Aku pribadi, telah memiliki domain name di blogspot. Kugunakan website berbayar www.dianonasis.com. Kubuat di awal tahun 2013 ini.  Berisikan tentang karya-karya bukuku, tulisan tentang keluargaku dan flash fiction serta hal-hal lainnya. Tak terpikir kalau itu bisa digunakan sebagai pendukung niat personal branding. Saat itu hanya terpikir untuk membuat website pake namaku sendiri, karena aku bete kena gusur dari multiply. Hiks.

Setelah mengikuti talkshow ini, aku terpikir untuk lebih fokus lagi pada satu segmen. Karena aku mencintai dunia menulis cerita anak, kupikir tak ada salahnya, jika aku membuat blog satu lagi, di ranah WordPress. Maka jadilah www.dianonasis.wordpress.com yang lebih fokus pada cerita anak. Niatnya demikian.
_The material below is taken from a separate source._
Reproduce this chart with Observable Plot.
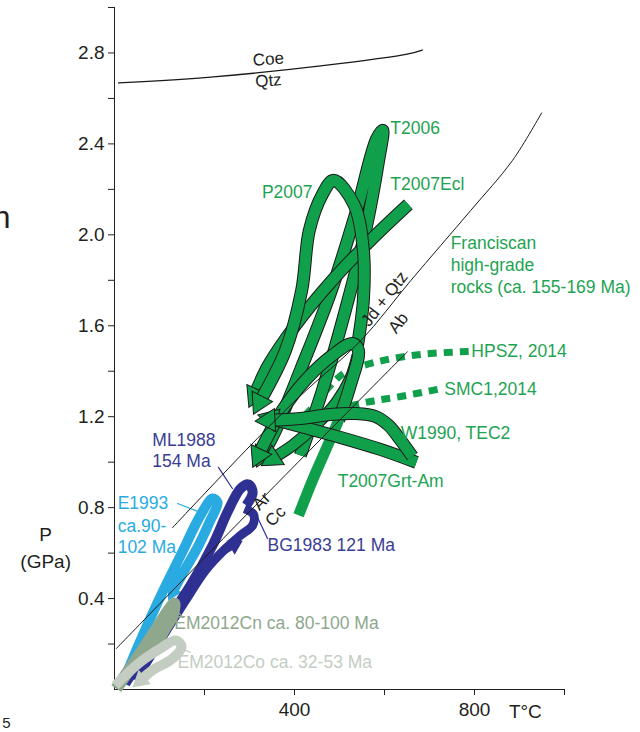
<!DOCTYPE html>
<html><head><meta charset="utf-8">
<script src="https://cdn.jsdelivr.net/npm/d3@7"></script>
<script src="https://cdn.jsdelivr.net/npm/@observablehq/plot@0.6"></script>
<style>body{margin:0;background:#fff} #chart svg{display:block}</style>
</head><body><div id="chart"></div>
<script>
// ---- axis ticks ----
const xTicks = [200, 400, 600, 800, 1000];
const xTickLabels = [400, 800];
const yTicks = [0.2,0.4,0.6,0.8,1.0,1.2,1.4,1.6,1.8,2.0,2.2,2.4,2.6,2.8,3.0];
const yTickLabels = [0.4,0.8,1.2,1.6,2.0,2.4,2.8];

// ---- reaction curves [T °C, P GPa] ----
const coeQtz = [[9,2.668],[220,2.695],[458,2.743],[653,2.796],[684,2.813]];
const jdQtzAb = [[129,0.712],[302,1.073],[413,1.292],[547,1.534],[658,1.798],[791,2.106],[884,2.326],[949,2.536]];
const arCc = [[4,0.180],[324,0.831],[651,1.486]];

// ---- Franciscan high-grade paths ----
const hpsz2014 = [[787,1.487],[680,1.474],[587,1.443],[513,1.395],[480,1.338],[453,1.272],[424,1.206]];
const smc12014 = [[718,1.320],[636,1.289],[569,1.267],[502,1.236],[436,1.192],[402,1.162]];
const t2006 = [[413,1.030],[462,1.316],[513,1.668],[558,2.020],[587,2.328],[596,2.460],[582,2.420],[538,2.108],[482,1.756],[413,1.404],[358,1.140],[329,1.030]];
const t2007Ecl = [[653,2.134],[569,1.976],[480,1.791],[402,1.602],[342,1.426],[311,1.294]];
const p2007 = [[540,1.514],[553,1.712],[553,1.932],[533,2.130],[487,2.240],[462,2.178],[433,2.020],[416,1.756],[380,1.492],[322,1.263]];
const tec2Prograde = [[409,0.766],[440,0.920],[469,1.052],[498,1.184]];
const tec2Outer = [[498,1.184],[524,1.338],[542,1.492],[529,1.522],[484,1.470],[424,1.360],[373,1.228],[336,1.096],[320,1.030]];
const tec2Inner = [[540,1.470],[524,1.368],[493,1.263],[447,1.162],[396,1.074],[351,1.016]];
const t2007GrtAm = [[671,0.999],[591,1.056],[502,1.109],[413,1.157],[347,1.192]];
const w1990 = [[662,1.025],[636,1.096],[609,1.162],[580,1.201],[536,1.214],[480,1.210],[413,1.192],[342,1.184]];

// ---- younger paths ----
const e1993 = [[18,0.026],[53,0.194],[98,0.392],[147,0.590],[191,0.766],[218,0.840],[229,0.823],[213,0.744],[187,0.634],[153,0.515],[129,0.427]];
const ml1988 = [[24,0.026],[102,0.260],[169,0.458],[218,0.634],[253,0.788],[280,0.884],[298,0.902],[307,0.867],[293,0.810]];
const bg1983 = [[289,0.796],[309,0.770],[307,0.722],[280,0.678],[247,0.620],[202,0.524],[158,0.392],[102,0.216],[47,0.040]];
const bg1983Tip = [[240,0.603],[267,0.634]];
const em2012Cn = [[4,0.004],[47,0.128],[91,0.260],[120,0.348],[133,0.378],[129,0.326],[107,0.251],[91,0.180]];
const em2012Co = [[2,0.018],[53,0.114],[102,0.180],[136,0.216],[149,0.189],[129,0.136],[84,0.084],[58,0.040]];

// ---- leader lines ----
const ml1988Leader = [[231,0.977],[262,0.884]];
const e1993Leader = [[140,0.818],[191,0.779]];
const bg1983Leader = [[318,0.757],[340,0.664]];
const cnLeader = [[129,0.361],[153,0.317]];
const coLeader = [[147,0.180],[169,0.163]];

// ---- labels ----
const greenLabels = [
  {text:"T2006", T:613, P:2.468},
  {text:"T2007Ecl", T:613, P:2.222},
  {text:"Franciscan", T:747, P:1.962},
  {text:"high-grade", T:747, P:1.866},
  {text:"rocks (ca. 155-169 Ma)", T:747, P:1.769},
  {text:"HPSZ, 2014", T:793, P:1.487},
  {text:"SMC1,2014", T:733, P:1.320},
  {text:"W1990, TEC2", T:636, P:1.126},
  {text:"T2007Grt-Am", T:496, P:0.915}
];
const greenLabelsEnd = [{text:"P2007", T:440, P:2.187}];
const darkBlueLabels = [
  {text:"ML1988", T:84, P:1.096},
  {text:"154 Ma", T:84, P:1.003},
  {text:"BG1983 121 Ma", T:340, P:0.634}
];
const lightBlueLabels = [
  {text:"E1993", T:7, P:0.818},
  {text:"ca.90-", T:7, P:0.717},
  {text:"102 Ma", T:7, P:0.625}
];
const cnLabels = [{text:"EM2012Cn ca. 80-100 Ma", T:133, P:0.290}];
const coLabels = [{text:"EM2012Co ca. 32-53 Ma", T:140, P:0.119}];
const reactionLabels = [
  {text:"Coe", T:342, P:2.772, rot:-5},
  {text:"Qtz", T:342, P:2.678, rot:-5},
  {text:"Jd + Qtz", T:600, P:1.718, rot:-52},
  {text:"Ab", T:631, P:1.612, rot:-52},
  {text:"Ar", T:327, P:0.828, rot:-45},
  {text:"Cc", T:358, P:0.762, rot:-45}
];
const axisTitles = [
  {text:"P", T:-153, P:0.678},
  {text:"(GPa)", T:-153, P:0.563},
  {text:"T°C", T:913, P:-0.097}
];
const edgeLetters = [{text:"n", T:-231, P:2.075, s:32}, {text:"5", T:-231, P:-0.149, s:15}];

// ---- layout ----
const W = 640, H = 732, mL = 114, mR = 76, mT = 7, mB = 43;
const xDom = [0, 1000], yDom = [0, 3];
const kx = (W - mL - mR) / (xDom[1] - xDom[0]);
const ky = (H - mT - mB) / (yDom[1] - yDom[0]);

const GREEN = "#109f4a", GREEN_TXT = "#1ea352", DBLUE = "#2e3192", DBLUE_TXT = "#393d93",
      LBLUE = "#29abe2", CN = "#8ea78d", CO = "#c3cdc2", OUT = "#1a1a1a";
const FONT = "Liberation Sans, Arial, Helvetica, sans-serif";

function tipOf(pts) {
  const a = pts[pts.length - 2], b = pts[pts.length - 1];
  const dx = (b[0] - a[0]) * kx, dy = -(b[1] - a[1]) * ky;
  return {T: b[0], P: b[1], rot: Math.atan2(dx, -dy) * 180 / Math.PI};
}
function band(pts, color, w, {outline = true, arrow = false, r = 8.5} = {}) {
  const o = {x: d => d[0], y: d => d[1], curve: "catmull-rom", strokeLinejoin: "round", strokeLinecap: "butt"};
  const m = [];
  if (outline) m.push(Plot.line(pts, {...o, stroke: OUT, strokeWidth: w + 2}));
  m.push(Plot.line(pts, {...o, stroke: color, strokeWidth: w}));
  if (arrow) m.push(Plot.dot([tipOf(pts)], {x: "T", y: "P", symbol: "triangle", r, rotate: "rot",
    fill: color, stroke: outline ? OUT : "none", strokeWidth: 1}));
  return m;
}
function labels(data, color, size = 17.5, anchor = "start") {
  return Plot.text(data, {x: "T", y: "P", text: "text", fill: color, fontSize: size, textAnchor: anchor, fontFamily: FONT});
}
function thin(pts, color, w = 1.2, extra = {}) {
  return Plot.line(pts, {x: d => d[0], y: d => d[1], stroke: color, strokeWidth: w, curve: "catmull-rom", ...extra});
}

const marks = [
  // dashed 2014 paths
  thin(hpsz2014, GREEN, 7, {strokeDasharray: "9,7", strokeLinecap: "butt"}),
  thin(smc12014, GREEN, 7, {strokeDasharray: "9,7", strokeLinecap: "butt"}),
  // green high-grade bands
  ...band(t2006, GREEN, 11, {arrow: true}),
  ...band(t2007Ecl, GREEN, 11, {arrow: true}),
  ...band(p2007, GREEN, 11, {arrow: true}),
  ...band(tec2Prograde, GREEN, 11, {outline: false}),
  ...band(tec2Inner, GREEN, 10, {arrow: true}),
  ...band(tec2Outer, GREEN, 11, {arrow: true}),
  ...band(t2007GrtAm, GREEN, 11, {arrow: true}),
  ...band(w1990, GREEN, 11, {arrow: true}),
  // blue paths
  ...band(e1993, LBLUE, 10, {outline: false, arrow: true, r: 6}),
  ...band(bg1983, DBLUE, 9, {outline: false}),
  ...band(ml1988, DBLUE, 10, {outline: false}),
  ...band(bg1983Tip, DBLUE, 6, {outline: false, arrow: true, r: 6}),
  ...band(em2012Cn, CN, 12, {outline: false, arrow: true, r: 7}),
  ...band(em2012Co, CO, 10, {outline: false, arrow: true, r: 7}),
  // leaders
  thin(ml1988Leader, DBLUE, 1.2),
  thin(e1993Leader, LBLUE, 1.2),
  thin(bg1983Leader, DBLUE, 1.2),
  thin(cnLeader, CN, 1.2),
  thin(coLeader, CO, 1.2),
  // reaction lines
  thin(coeQtz, OUT, 1.3),
  thin(jdQtzAb, OUT, 1),
  thin(arCc, OUT, 1),
  Plot.text(reactionLabels, {x: "T", y: "P", text: "text", rotate: "rot", fill: "#231f20", fontSize: 17, fontFamily: FONT}),
  // labels
  labels(greenLabels, GREEN_TXT),
  labels(greenLabelsEnd, GREEN_TXT, 17.5, "end"),
  labels(darkBlueLabels, DBLUE_TXT),
  labels(lightBlueLabels, LBLUE),
  labels(cnLabels, CN),
  labels(coLabels, CO),
  Plot.text(axisTitles, {x: "T", y: "P", text: "text", fill: "#231f20", fontSize: 19, fontFamily: FONT}),
  Plot.text(edgeLetters, {x: "T", y: "P", text: "text", fill: "#231f20", fontSize: d => d.s, textAnchor: "end", fontFamily: FONT})
];

const chart = Plot.plot({
  width: W, height: H,
  marginLeft: mL, marginRight: mR, marginTop: mT, marginBottom: mB,
  style: {fontFamily: FONT, fontSize: "19px", color: "#231f20", background: "#fff", overflow: "visible"},
  x: {domain: xDom, ticks: xTicks, tickFormat: d => xTickLabels.includes(d) ? String(d) : "",
      tickSize: 6, tickPadding: 7, line: true, label: null},
  y: {domain: yDom, ticks: yTicks,
      tickFormat: d => yTickLabels.some(v => Math.abs(v - d) < 1e-9) ? d.toFixed(1) : "",
      tickSize: 6, tickPadding: 4, line: true, label: null},
  marks
});
document.getElementById("chart").appendChild(chart);
</script>
</body></html>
Mudah-mudahan arah perjalananku sudah benar. Menjadi penulis udah, jadi blogger sedang dirintis, tergabung dalam 1-2 komunitas yang cocok, tengah kujalani. Saat ini aku pun mencoba membangun personal brand bagi diriku. Semoga dimudahkan oleh Allah SWT. Amin.

14 thoughts on “Pentingkah Komunitas dan Personal Branding bagi Penulis/Blogger?

  1. Keren sharingnya. Betul, personal branding tidak harus narsis, tapi berikan apa yg akan selalu diingat oleh audiens (di sisi edukasi).

    Sebagai penulis buku, blogger, manajer keuangan keluarga, dan merangkap manajer kecukupan logistik keluarga, semoga uni Dian makin cerdas dalam membagi waktu.
    *note to my self too*

    • penulis buku, blogger, manajer keuangan keluarga, dan merangkap manajer kecukupan logistik keluarga, semoga uni Dian makin cerdas dalam membagi waktu.

      ini memang berat mas iwan. menambah beban tugas sendiri sebetulnya. 🙂
      Tapi jika diniatkan.. akan bisa. in sha Allah, keluarga harus jadi yang utama. Berdamai dengan kondisi juga harus rutin dilakukan. Mudah2an bisa ya mas… 🙂

  2. Fokus… fokus… fokus… itu yang masih sulit bagiku, Uni, hehehe… Tapi tulisannya inspiratif sekali, terutama karena aku punya ‘dendam’ untuk ‘membersihkan nama’. Semoga belum terlambat untuk memulai :).